Why Can't I See My New vCPUs Listed in Horizon?
Q. After you enabled 2x CPU overcommit on my cluster, why aren’t the new vCPUs listed in Horizon’s Hypervisor Summary Screen?
A. The cpu_allocation_ratio
(overcommit) is internally factored in to the decisions made by the Nova scheduler. As a result, while the API (Horizon) only lists, for example, 283 vCPUs total, as shown in the figure below, you will find that you are able to concurrently schedule new instances that require significantly more, up to the expected total (in this example) of 566. This is handled by the CoreFilter filter in the scheduler.
Q. How do I view the Hypervisor Summary Screen?
A. Login to Horizon as a user with the cloud_admin
role. Select System on the left, and then select Hypervisors to see the summary.
Q. Why don’t my currently running virtual machines show the extra CPUs after overcommit was enabled?
A. Enabling overcommit does not affect any currently running virtual machines. It only affects new virtual machines you create after overcommit is enabled.
Q. Why does my vCPU quota look so low?
A. Are you perhaps looking at the Limit Summary instead of the Hypervisor Summary? Under Limit Summary in Horizon, the top graph is actually showing the quota limits for the project you’re currently looking at. In each cloud, when you’re looking at the Limits graphs in Horizon, you’re viewing the quota limits for the project you’re currently under, not total CPUs across the cluster and across all projects.
You can update quotas using the command line by following the examples at /help-documentation/openstack/userdocs/quotas/#compute-quotas
Q. How does overcommitting CPU work?
A. Turning on overcommitment of CPU affects how the nova scheduler places new instances across your hypervisors. It limits on which compute node you can place new instances. If you were trying to place a new VM on your cluster before and didn’t have enough CPU resources to do so, overcommit gives you that room. Existing VMs will use the resources they were assigned with. For example, a VM with 16 vCPUs will continue to use 16 vCPUs.

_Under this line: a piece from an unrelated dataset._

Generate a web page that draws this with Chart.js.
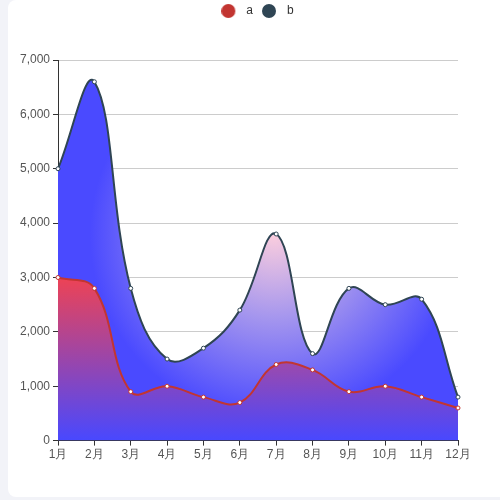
<!DOCTYPE html>
<html>
<head>
<meta charset="utf-8">
<script src="https://cdn.jsdelivr.net/npm/chart.js@4"></script>
<style>
  html, body { margin: 0; padding: 0; background: #f2f3f8; }
  body { width: 500px; height: 500px; position: relative; overflow: hidden; }
  .card { position: absolute; left: 8px; top: 0; width: 520px; height: 497px; background: #fff; border-radius: 8px; }
  #wrap { position: absolute; left: 0; top: -5px; width: 516px; height: 505px; }
</style>
</head>
<body>
<div class="card"></div>
<div id="wrap"><canvas id="lineChart"></canvas></div>
<script>
// data
const months = ['1月', '2月', '3月', '4月', '5月', '6月', '7月', '8月', '9月', '10月', '11月', '12月'];
const seriesA = [3000, 2800, 900, 1000, 800, 700, 1400, 1300, 900, 1000, 800, 600];
const seriesB = [5000, 6600, 2800, 1500, 1700, 2400, 3800, 1600, 2800, 2500, 2600, 800];
const yTicks = [0, 1000, 2000, 3000, 4000, 5000, 6000, 7000];

// gradient a: merah di atas -> biru di bawah
function gradA(context) {
    const chart = context.chart;
    const area = chart.chartArea;
    if (!area) return 'rgba(255,70,70,0.85)';
    const y = chart.scales.y;
    const top = y.getPixelForValue(Math.max(...seriesA));
    const g = chart.ctx.createLinearGradient(0, top, 0, area.bottom);
    g.addColorStop(0, 'rgba(255,66,66,0.9)');
    g.addColorStop(1, 'rgba(72,72,255,0.9)');
    return g;
}

// gradient b: radial, terang di sekitar puncak 7月
function gradB(context) {
    const chart = context.chart;
    const area = chart.chartArea;
    if (!area) return 'rgba(60,60,255,0.7)';
    const cx = area.left + (area.right - area.left) * 0.54;
    const cy = area.top + (area.bottom - area.top) * 0.46;
    const r = (area.right - area.left) * 0.46;
    const g = chart.ctx.createRadialGradient(cx, cy, 0, cx, cy, r);
    g.addColorStop(0, 'rgba(250,205,222,1)');
    g.addColorStop(0.45, 'rgba(165,150,238,1)');
    g.addColorStop(1, 'rgba(74,74,255,1)');
    return g;
}

// ikon bulat legend (canvas kecil)
function dotIcon(color) {
    const c = document.createElement('canvas');
    c.width = 20; c.height = 14;
    const x = c.getContext('2d');
    x.fillStyle = color;
    x.beginPath();
    x.arc(7, 7, 7, 0, Math.PI * 2);
    x.fill();
    return c;
}

// tambah jarak di bawah legend + geser legend ke kanan
const legendFix = {
    id: 'legendFix',
    beforeInit(chart) {
        const fit = chart.legend.fit;
        chart.legend.fit = function() {
            fit.bind(chart.legend)();
            this.height += 33;
        };
    },
    afterLayout(chart) {
        chart.legend.left += 29;
        chart.legend.right += 29;
    }
};

new Chart(document.getElementById('lineChart'), {
    type: 'line',
    data: {
        labels: months,
        datasets: [
            {
                label: 'a', data: seriesA,
                borderColor: '#c23531', borderWidth: 2,
                backgroundColor: gradA, fill: 'origin', tension: 0.4,
                pointRadius: 2, pointBackgroundColor: '#fff', pointBorderColor: '#c23531', pointBorderWidth: 1
            },
            {
                label: 'b', data: seriesB,
                borderColor: '#2f4554', borderWidth: 2,
                backgroundColor: gradB, fill: 'origin', tension: 0.4,
                pointRadius: 2, pointBackgroundColor: '#fff', pointBorderColor: '#2f4554', pointBorderWidth: 1
            }
        ]
    },
    options: {
        responsive: true, maintainAspectRatio: false, animation: false,
        layout: { padding: { left: 0, right: 58, top: 0, bottom: 36 } },
        plugins: {
            legend: {
                position: 'top',
                labels: {
                    usePointStyle: true, boxWidth: 12, boxHeight: 12, pointStyleWidth: 18,
                    color: '#333', font: { size: 12, family: 'Arial, Liberation Sans, sans-serif' }, padding: 10,
                    generateLabels(chart) {
                        return chart.data.datasets.map((ds, i) => ({
                            text: ds.label, fillStyle: ds.borderColor, strokeStyle: ds.borderColor,
                            lineWidth: 0, pointStyle: dotIcon(ds.borderColor), datasetIndex: i, fontColor: '#333'
                        }));
                    }
                }
            },
            tooltip: { enabled: false }
        },
        scales: {
            x: {
                offset: false,
                grid: { drawOnChartArea: false, drawTicks: true, tickLength: 5, tickColor: '#333' },
                border: { color: '#333', width: 1 },
                ticks: { color: '#555', font: { size: 12 }, padding: 2, maxRotation: 0, autoSkip: false }
            },
            y: {
                min: 0, max: 7000,
                afterFit(scale) { scale.width = 58; },
                afterBuildTicks(scale) { scale.ticks = yTicks.map(v => ({ value: v })); },
                grid: { color: '#ccc', drawTicks: true, tickLength: 5, tickColor: '#333' },
                border: { color: '#333', width: 1 },
                ticks: {
                    color: '#555', font: { size: 12 }, padding: 3,
                    callback: v => v.toLocaleString('en-US')
                }
            }
        }
    },
    plugins: [legendFix]
});
</script>
</body>
</html>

The performance of existing VMs doesn’t suddenly decrease when you turn on overcommit. Overcommit affects the number of vCPUs that are presented to nova scheduler internally when scheduling new instances to be placed on hypervisors. Also, an instance will never overcommit against itself, only against other instances. As long as you are not running every single instance on one compute node at 100% at the same time, performance will not be significantly degraded and the linux scheduler will efficiently balance the load between VMs.
To maximize performance, allocate the minimum amount of virtual processors necessary for each guest operating system to successfully operate. Do not allocate virtual processors to guest operating systems that the guest operating systems do not need.
Q. What’s the difference between leaving overcommitment of CPU off and leaving it on?
A. Without overcommit, each VM gets its own cores, and nova won’t place them on top of each other. So one spiky VM won’t necessarily impact another VM on the same hypervisor, barring whatever base operating system processes get slowed down by one or more cores being spiked.
With overcommit, VMs on the same hypervisor share cores when spikes happen, so you may want to avoid placing multiple known spiky VMs on the same compute node. You wouldn’t want, for example, two DB servers in a master-master configuration on the same node. You can place them on separate nodes via anti-affinity groups, as described at https://raymii.org/s/articles/Openstack_Affinity_Groups-make-sure-instances-are-on-the-same-or-a-different-hypervisor-host.html Note that you can only do this with new VMs. Existing VMs that you want on different compute nodes would have to be re-deployed to take advantage of anti-affinity placement.